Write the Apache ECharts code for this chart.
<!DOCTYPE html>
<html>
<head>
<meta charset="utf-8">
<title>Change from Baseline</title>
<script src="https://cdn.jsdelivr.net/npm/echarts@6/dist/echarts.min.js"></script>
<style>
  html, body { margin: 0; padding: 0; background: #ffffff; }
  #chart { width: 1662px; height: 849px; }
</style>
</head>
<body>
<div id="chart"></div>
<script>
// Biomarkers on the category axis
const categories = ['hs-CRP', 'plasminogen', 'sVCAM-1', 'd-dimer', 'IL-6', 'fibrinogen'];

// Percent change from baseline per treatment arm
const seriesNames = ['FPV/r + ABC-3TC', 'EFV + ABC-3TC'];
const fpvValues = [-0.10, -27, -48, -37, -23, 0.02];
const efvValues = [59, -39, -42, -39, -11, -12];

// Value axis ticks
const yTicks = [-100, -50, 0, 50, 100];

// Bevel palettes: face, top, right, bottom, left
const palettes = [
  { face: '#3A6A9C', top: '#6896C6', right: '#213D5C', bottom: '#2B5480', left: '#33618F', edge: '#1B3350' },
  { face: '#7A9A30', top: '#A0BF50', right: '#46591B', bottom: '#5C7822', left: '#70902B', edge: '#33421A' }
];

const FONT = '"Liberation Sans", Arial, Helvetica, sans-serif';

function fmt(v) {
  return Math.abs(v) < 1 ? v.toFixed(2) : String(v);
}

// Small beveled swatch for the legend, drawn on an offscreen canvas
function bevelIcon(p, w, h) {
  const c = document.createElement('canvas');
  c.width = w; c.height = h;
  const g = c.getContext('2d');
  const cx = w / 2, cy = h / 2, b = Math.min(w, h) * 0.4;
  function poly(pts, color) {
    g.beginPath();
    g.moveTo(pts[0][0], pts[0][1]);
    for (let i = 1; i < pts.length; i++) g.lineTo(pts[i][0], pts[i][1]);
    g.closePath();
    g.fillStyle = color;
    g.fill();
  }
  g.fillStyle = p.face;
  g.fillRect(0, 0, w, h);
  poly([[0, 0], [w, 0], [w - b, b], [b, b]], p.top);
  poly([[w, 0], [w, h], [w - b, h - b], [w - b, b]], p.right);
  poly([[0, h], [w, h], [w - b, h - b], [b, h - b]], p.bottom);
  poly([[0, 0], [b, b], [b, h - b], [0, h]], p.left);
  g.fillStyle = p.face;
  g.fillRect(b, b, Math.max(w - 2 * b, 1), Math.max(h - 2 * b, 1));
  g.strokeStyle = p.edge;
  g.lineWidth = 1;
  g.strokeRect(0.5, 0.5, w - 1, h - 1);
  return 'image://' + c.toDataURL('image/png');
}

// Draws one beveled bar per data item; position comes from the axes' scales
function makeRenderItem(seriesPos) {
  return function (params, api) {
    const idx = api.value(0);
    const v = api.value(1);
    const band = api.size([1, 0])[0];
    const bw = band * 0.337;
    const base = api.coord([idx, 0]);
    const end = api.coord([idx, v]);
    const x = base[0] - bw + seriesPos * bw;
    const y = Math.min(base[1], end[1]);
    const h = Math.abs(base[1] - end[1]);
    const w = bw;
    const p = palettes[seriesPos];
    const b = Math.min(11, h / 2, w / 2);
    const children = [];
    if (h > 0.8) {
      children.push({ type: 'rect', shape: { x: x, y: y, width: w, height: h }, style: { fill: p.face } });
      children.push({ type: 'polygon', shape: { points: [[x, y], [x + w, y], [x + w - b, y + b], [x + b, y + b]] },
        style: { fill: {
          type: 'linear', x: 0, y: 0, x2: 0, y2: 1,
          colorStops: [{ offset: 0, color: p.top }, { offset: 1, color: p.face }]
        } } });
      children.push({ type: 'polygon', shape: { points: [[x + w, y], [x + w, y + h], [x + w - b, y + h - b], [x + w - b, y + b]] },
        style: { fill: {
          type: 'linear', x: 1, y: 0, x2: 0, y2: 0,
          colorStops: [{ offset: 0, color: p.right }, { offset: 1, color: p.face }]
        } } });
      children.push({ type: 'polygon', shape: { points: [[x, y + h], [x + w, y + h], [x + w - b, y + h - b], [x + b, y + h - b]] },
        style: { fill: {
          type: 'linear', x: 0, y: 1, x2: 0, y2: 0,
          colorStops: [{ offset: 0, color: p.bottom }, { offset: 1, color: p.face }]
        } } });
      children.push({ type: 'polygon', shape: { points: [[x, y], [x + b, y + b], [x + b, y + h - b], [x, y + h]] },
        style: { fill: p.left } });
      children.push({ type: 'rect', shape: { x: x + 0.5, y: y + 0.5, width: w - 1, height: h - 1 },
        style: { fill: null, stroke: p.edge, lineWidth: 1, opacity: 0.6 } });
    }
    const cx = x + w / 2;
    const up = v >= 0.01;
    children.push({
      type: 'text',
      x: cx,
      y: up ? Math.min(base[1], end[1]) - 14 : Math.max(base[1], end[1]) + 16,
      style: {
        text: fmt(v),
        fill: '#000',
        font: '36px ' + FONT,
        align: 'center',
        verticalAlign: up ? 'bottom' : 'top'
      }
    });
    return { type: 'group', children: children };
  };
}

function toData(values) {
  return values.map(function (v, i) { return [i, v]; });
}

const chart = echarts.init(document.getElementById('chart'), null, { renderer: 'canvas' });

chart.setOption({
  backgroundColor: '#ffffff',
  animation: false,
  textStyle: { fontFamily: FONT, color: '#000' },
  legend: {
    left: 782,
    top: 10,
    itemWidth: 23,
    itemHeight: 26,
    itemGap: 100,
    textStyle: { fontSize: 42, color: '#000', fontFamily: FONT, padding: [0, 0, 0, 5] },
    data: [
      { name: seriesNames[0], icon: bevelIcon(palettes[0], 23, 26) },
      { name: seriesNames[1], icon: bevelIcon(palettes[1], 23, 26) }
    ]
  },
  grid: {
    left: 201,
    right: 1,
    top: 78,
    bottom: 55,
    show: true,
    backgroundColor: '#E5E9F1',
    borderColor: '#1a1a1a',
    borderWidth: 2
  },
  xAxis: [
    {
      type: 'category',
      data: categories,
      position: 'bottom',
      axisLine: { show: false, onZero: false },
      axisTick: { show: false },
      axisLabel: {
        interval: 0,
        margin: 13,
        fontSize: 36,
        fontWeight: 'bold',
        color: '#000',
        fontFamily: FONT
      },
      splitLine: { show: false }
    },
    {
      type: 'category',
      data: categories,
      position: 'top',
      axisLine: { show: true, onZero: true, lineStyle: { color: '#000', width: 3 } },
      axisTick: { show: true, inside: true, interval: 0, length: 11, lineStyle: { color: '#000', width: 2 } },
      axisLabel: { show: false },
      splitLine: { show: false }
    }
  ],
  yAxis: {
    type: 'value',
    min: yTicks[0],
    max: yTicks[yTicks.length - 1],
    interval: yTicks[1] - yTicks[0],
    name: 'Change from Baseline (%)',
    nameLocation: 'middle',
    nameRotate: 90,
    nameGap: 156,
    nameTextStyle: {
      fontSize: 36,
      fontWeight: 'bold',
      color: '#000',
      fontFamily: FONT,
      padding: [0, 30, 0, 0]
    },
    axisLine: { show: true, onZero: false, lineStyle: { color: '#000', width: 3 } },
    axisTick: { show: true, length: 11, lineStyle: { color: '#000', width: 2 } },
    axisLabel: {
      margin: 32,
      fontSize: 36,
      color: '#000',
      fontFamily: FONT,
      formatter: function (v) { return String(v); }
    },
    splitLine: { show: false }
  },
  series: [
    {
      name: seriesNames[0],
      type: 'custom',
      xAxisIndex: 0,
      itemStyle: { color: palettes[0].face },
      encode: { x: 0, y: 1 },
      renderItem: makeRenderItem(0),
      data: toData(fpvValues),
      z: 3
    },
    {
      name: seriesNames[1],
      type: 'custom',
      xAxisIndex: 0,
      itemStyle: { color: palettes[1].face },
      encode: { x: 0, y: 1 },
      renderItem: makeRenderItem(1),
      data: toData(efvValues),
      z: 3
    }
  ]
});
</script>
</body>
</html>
- - - -
What to work on: Copy, please, exactly the lines that start at the first line of the data and end at the line containing "const yTicks = [-100, -50, 0, 50, 100];", both kept and no others.

Response:
Write the Apache ECharts code for this chart.
<!DOCTYPE html>
<html>
<head>
<meta charset="utf-8">
<title>Change from Baseline</title>
<script src="https://cdn.jsdelivr.net/npm/echarts@6/dist/echarts.min.js"></script>
<style>
  html, body { margin: 0; padding: 0; background: #ffffff; }
  #chart { width: 1662px; height: 849px; }
</style>
</head>
<body>
<div id="chart"></div>
<script>
// Biomarkers on the category axis
const categories = ['hs-CRP', 'plasminogen', 'sVCAM-1', 'd-dimer', 'IL-6', 'fibrinogen'];

// Percent change from baseline per treatment arm
const seriesNames = ['FPV/r + ABC-3TC', 'EFV + ABC-3TC'];
const fpvValues = [-0.10, -27, -48, -37, -23, 0.02];
const efvValues = [59, -39, -42, -39, -11, -12];

// Value axis ticks
const yTicks = [-100, -50, 0, 50, 100];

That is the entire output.